__SHORT EXERCISE__:
Reproduce nothing but the lines from the start of the material through the line that includes "wn_48hr = np.arange(2755, 3101, 5)", both ends included, and omit every picture.

-- start of RECORDS SHOWN --

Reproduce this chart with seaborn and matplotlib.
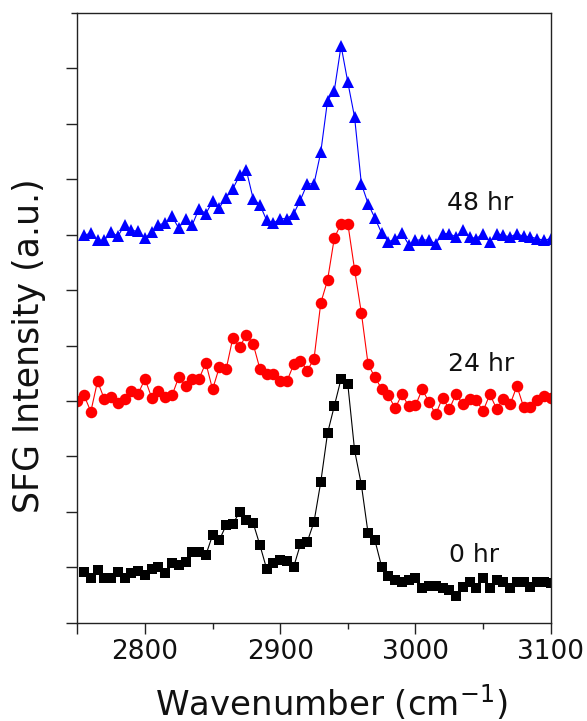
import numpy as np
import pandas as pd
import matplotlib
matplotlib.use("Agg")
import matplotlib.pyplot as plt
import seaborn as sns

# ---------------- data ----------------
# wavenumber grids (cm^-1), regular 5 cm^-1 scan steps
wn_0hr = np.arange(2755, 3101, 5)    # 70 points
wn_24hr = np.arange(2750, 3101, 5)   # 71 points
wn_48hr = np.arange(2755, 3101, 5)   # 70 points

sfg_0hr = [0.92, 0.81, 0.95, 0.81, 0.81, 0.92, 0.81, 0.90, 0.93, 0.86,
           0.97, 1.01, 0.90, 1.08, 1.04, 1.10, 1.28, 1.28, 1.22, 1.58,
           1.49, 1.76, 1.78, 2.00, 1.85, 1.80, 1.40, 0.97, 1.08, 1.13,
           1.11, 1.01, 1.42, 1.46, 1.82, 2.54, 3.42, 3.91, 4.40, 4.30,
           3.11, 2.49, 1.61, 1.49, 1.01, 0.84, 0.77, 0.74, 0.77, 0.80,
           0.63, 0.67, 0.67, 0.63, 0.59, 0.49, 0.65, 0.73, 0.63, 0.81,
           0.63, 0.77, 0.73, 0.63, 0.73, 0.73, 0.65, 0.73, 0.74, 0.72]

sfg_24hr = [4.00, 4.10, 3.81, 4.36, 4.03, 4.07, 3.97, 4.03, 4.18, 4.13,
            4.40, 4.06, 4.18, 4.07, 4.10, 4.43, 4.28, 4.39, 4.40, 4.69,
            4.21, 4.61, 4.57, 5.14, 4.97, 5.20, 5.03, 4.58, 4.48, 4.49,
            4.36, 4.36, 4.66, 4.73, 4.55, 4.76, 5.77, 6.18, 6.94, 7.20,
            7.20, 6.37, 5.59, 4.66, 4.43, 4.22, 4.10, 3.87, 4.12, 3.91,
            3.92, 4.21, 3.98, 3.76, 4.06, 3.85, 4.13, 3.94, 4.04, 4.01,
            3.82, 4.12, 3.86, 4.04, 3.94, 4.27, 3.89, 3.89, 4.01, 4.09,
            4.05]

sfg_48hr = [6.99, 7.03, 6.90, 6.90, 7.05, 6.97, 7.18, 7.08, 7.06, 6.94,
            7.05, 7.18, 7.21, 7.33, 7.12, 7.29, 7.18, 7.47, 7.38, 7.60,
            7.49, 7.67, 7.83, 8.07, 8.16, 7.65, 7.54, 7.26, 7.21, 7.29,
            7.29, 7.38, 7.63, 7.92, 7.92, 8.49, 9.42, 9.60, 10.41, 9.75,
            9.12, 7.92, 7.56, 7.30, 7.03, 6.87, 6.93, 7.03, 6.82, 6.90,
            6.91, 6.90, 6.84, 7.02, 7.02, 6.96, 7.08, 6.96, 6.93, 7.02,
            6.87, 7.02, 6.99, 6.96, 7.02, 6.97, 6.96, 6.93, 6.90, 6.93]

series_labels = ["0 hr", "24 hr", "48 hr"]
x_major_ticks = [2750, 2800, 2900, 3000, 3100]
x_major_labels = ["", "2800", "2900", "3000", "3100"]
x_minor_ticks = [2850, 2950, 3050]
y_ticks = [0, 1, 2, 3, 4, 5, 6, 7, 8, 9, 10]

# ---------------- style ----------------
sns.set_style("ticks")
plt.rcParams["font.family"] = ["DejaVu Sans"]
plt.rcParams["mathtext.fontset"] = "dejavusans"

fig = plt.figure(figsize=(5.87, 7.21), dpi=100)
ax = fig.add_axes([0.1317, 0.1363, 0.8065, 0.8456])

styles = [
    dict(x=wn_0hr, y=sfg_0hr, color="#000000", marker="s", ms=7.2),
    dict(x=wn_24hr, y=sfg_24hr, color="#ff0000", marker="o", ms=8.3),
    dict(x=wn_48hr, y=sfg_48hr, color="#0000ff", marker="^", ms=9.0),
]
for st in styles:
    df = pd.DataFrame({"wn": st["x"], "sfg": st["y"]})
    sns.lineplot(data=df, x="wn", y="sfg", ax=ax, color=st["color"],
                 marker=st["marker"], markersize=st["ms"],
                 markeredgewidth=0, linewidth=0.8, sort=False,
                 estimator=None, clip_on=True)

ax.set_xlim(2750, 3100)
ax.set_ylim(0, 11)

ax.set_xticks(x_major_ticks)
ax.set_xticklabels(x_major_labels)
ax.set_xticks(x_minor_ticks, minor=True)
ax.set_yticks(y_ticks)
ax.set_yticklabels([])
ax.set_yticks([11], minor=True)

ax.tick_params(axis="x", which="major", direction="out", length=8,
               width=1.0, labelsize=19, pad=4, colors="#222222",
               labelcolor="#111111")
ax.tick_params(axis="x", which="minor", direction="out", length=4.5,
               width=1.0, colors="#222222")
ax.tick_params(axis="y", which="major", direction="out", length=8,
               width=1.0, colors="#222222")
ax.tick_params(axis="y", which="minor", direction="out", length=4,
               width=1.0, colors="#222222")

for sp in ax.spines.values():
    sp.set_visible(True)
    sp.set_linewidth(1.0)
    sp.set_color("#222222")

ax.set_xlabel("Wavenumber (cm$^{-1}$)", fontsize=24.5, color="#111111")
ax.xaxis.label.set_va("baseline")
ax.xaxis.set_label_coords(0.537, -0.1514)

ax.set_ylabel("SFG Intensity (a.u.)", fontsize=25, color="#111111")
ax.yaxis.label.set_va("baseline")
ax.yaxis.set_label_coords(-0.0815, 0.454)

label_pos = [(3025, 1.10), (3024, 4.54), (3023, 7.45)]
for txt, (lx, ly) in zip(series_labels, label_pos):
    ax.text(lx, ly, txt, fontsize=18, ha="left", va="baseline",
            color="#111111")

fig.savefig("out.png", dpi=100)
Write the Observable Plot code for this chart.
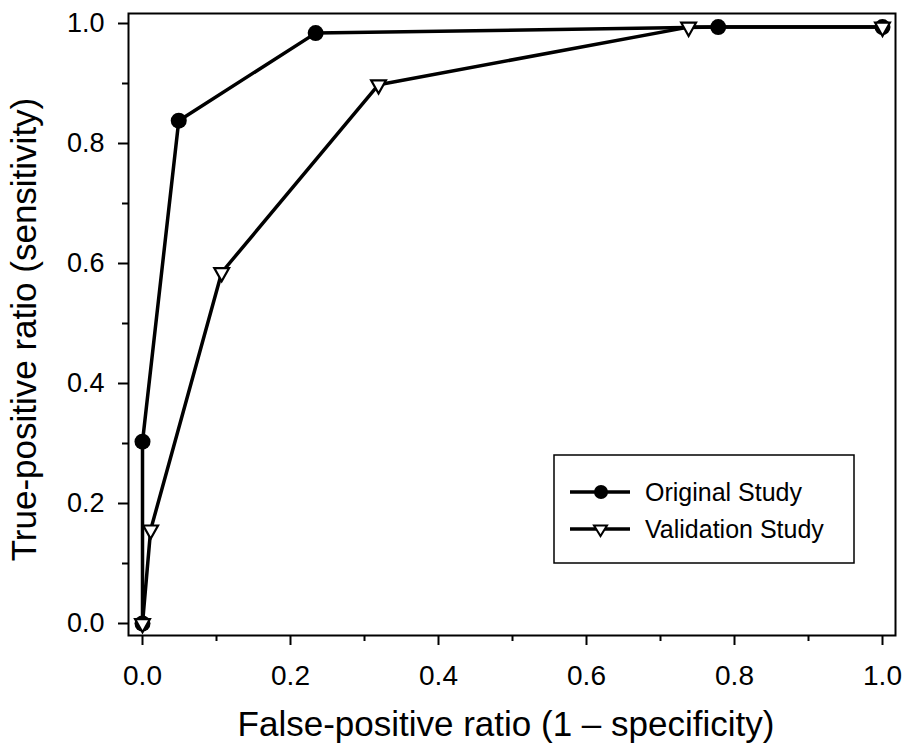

-- end of RECORDS SHOWN --

__OUTPUT FOR THIS EXERCISE__:
Reproduce this chart with seaborn and matplotlib.
import numpy as np
import pandas as pd
import matplotlib
matplotlib.use("Agg")
import matplotlib.pyplot as plt
import seaborn as sns

# ---------------- data ----------------
# wavenumber grids (cm^-1), regular 5 cm^-1 scan steps
wn_0hr = np.arange(2755, 3101, 5)    # 70 points
wn_24hr = np.arange(2750, 3101, 5)   # 71 points
wn_48hr = np.arange(2755, 3101, 5)   # 70 points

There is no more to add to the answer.